Morphological and optical characterization of spin-coated CuO nanostructured thin films doped with V, Na, Ba, and Er for enhanced CO2 sensing

Carbon dioxide sensors are crucial for industrial processes and monitoring indoor air quality, but developing low-cost, high-performance sensors that operate at room temperature remains challenging. This study explores carbon dioxide detection using copper oxide thin films doped with sodium (CuO:Na), barium (CuO:Ba), erbium (CuO:Er), and vanadium (CuO:V), which were fabricated through spin-coating and annealed at 500 °C. All the films displayed a monoclinic tenorite structure, with crystallite sizes ranging from 23.8 to 59.5 nm, and band gaps that increased from 1.7 eV for pure copper oxide to 2.1 eV for copper oxide doped with vanadium (CuO:V).

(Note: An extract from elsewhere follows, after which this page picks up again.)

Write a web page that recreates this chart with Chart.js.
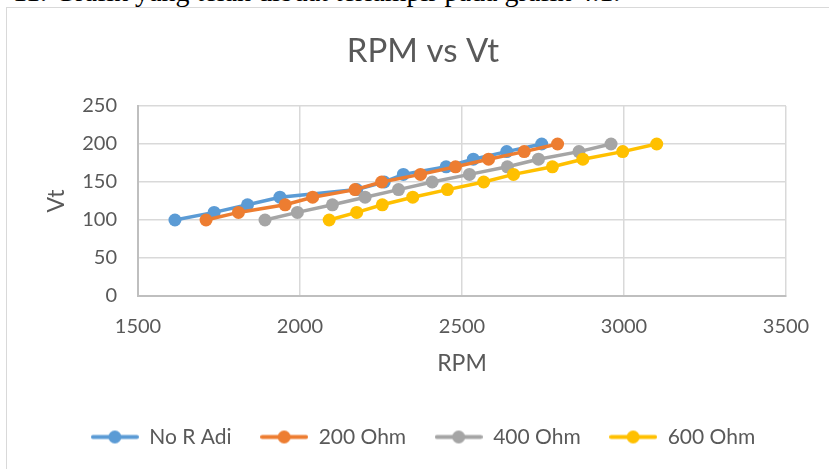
<!DOCTYPE html>
<html>
<head>
<meta charset="utf-8">
<title>RPM vs Vt</title>
<script src="https://cdn.jsdelivr.net/npm/chart.js@4.4.1/dist/chart.umd.min.js"></script>
<style>
    html, body { margin: 0; padding: 0; background: #fff; }
    body { width: 829px; height: 469px; overflow: hidden; position: relative; }
    .caption { position: absolute; top: -22px; font: 28px/28px "Liberation Serif", serif; color: #000; white-space: pre; }
    .frame { position: absolute; left: 6px; top: 7px; width: 900px; height: 600px; border: 1px solid #d9d9d9; }
    #grafik { position: absolute; left: 8px; top: 10px; }
</style>
</head>
<body>
<span class="caption" style="left:13px">11.</span>
<span class="caption" style="left:55px">Grafik yang telah dibuat terlampir pada grafik 4.1.</span>
<div class="frame"></div>
<canvas id="grafik" width="821" height="470"></canvas>

<script>
// data
const vt = [100, 110, 120, 130, 140, 150, 160, 170, 180, 190, 200];
const rpmNoR = [1614, 1735, 1838, 1938, 2175, 2260, 2319, 2451, 2535, 2638, 2746];
const rpm200 = [1710, 1810, 1954, 2039, 2170, 2252, 2372, 2480, 2582, 2692, 2795];
const rpm400 = [1892, 1992, 2100, 2201, 2304, 2408, 2523, 2640, 2736, 2861, 2960];
const rpm600 = [2090, 2175, 2254, 2348, 2455, 2567, 2659, 2779, 2873, 2996, 3101];

const seriesNames = ['No R Adi', '200 Ohm', '400 Ohm', '600 Ohm'];
const rpmTicks = [1500, 2000, 2500, 3000, 3500];
const vtTicks = [0, 50, 100, 150, 200, 250];

const warna = ['#5B9BD5', '#ED7D31', '#A5A5A5', '#FFC000'];
const FONT = 'Lato, "Open Sans", sans-serif';
const TEXT = '#595959';

function titik(rpm) {
    return rpm.map((x, i) => ({ x: x, y: vt[i] }));
}

// ikon legenda: garis + bulatan seperti di Excel
function buatIkon(color) {
    const c = document.createElement('canvas');
    c.width = 48;
    c.height = 15;
    const g = c.getContext('2d');
    g.strokeStyle = color;
    g.lineWidth = 4;
    g.lineCap = 'round';
    g.beginPath();
    g.moveTo(2, 7.5);
    g.lineTo(46, 7.5);
    g.stroke();
    g.fillStyle = color;
    g.beginPath();
    g.arc(24, 7.5, 6.5, 0, Math.PI * 2);
    g.fill();
    return c;
}
const ikon = warna.map(buatIkon);

const semuaRpm = [rpmNoR, rpm200, rpm400, rpm600];

const datasets = semuaRpm.map((rpm, i) => ({
    label: seriesNames[i],
    data: titik(rpm),
    showLine: true,
    borderColor: warna[i],
    backgroundColor: warna[i],
    borderWidth: 3.5,
    pointRadius: 6.5,
    pointBorderWidth: 0,
    pointBackgroundColor: warna[i],
    tension: 0,
    order: 4 - i   // seri terakhir digambar paling atas
}));

new Chart(document.getElementById('grafik'), {
    type: 'scatter',
    data: { datasets },
    options: {
        responsive: false,
        animation: false,
        events: [],
        layout: { padding: { left: 52, right: 43, top: 0, bottom: 22.5 } },
        plugins: {
            title: {
                display: true,
                text: 'RPM vs Vt',
                color: TEXT,
                font: { family: FONT, size: 33, weight: 'normal' },
                padding: { top: 21.2, bottom: 35.2 }
            },
            legend: {
                position: 'bottom',
                labels: {
                    color: TEXT,
                    font: { family: FONT, size: 21 },
                    usePointStyle: true,
                    pointStyleWidth: 48,
                    padding: 28.5,
                    generateLabels(chart) {
                        const items = Chart.defaults.plugins.legend.labels.generateLabels(chart);
                        items.forEach(it => { it.pointStyle = ikon[it.datasetIndex]; });
                        return items.sort((a, b) => a.datasetIndex - b.datasetIndex);
                    }
                }
            },
            tooltip: { enabled: false }
        },
        scales: {
            x: {
                type: 'linear',
                min: rpmTicks[0],
                max: rpmTicks[rpmTicks.length - 1],
                afterBuildTicks: s => { s.ticks = rpmTicks.map(v => ({ value: v })); },
                afterFit: s => { s.height = 102; },
                grid: { color: '#d9d9d9', lineWidth: 1.5, drawTicks: false },
                border: { color: '#bfbfbf', width: 2 },
                ticks: { color: TEXT, font: { family: FONT, size: 20 }, padding: 19, maxRotation: 0, callback: v => String(v) },
                title: {
                    display: true,
                    text: 'RPM',
                    color: TEXT,
                    font: { family: FONT, size: 23 },
                    padding: { top: 0, bottom: 20.2 }
                }
            },
            y: {
                min: vtTicks[0],
                max: vtTicks[vtTicks.length - 1],
                afterBuildTicks: s => { s.ticks = vtTicks.map(v => ({ value: v })); },
                afterFit: s => { s.width = 78; },
                grid: { color: '#d9d9d9', lineWidth: 1.5, drawTicks: false },
                border: { color: '#bfbfbf', width: 2 },
                ticks: { color: TEXT, font: { family: FONT, size: 20 }, padding: 21, callback: v => String(v) },
                title: {
                    display: true,
                    text: 'Vt',
                    color: TEXT,
                    font: { family: FONT, size: 23 },
                    padding: { top: -16.8, bottom: 0 }
                }
            }
        }
    }
});
</script>
</body>
</html>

Among the various sensors, copper oxide doped with vanadium (CuO:V) exhibited the best performance, with a 248.3% response to 11100 ppm carbon dioxide at 30 °C and 45% relative humidity. It also had a response time of 7.4 s and a recovery time of 7.5 s. At 25% relative humidity, the response improved to 401.2%, reaching 1220% at 140 °C and 45% relative humidity. These findings highlight the potential of copper oxide doped with vanadium (CuO:V) for energy-efficient carbon dioxide detection, offering valuable contributions to environmental monitoring and efforts to mitigate climate change.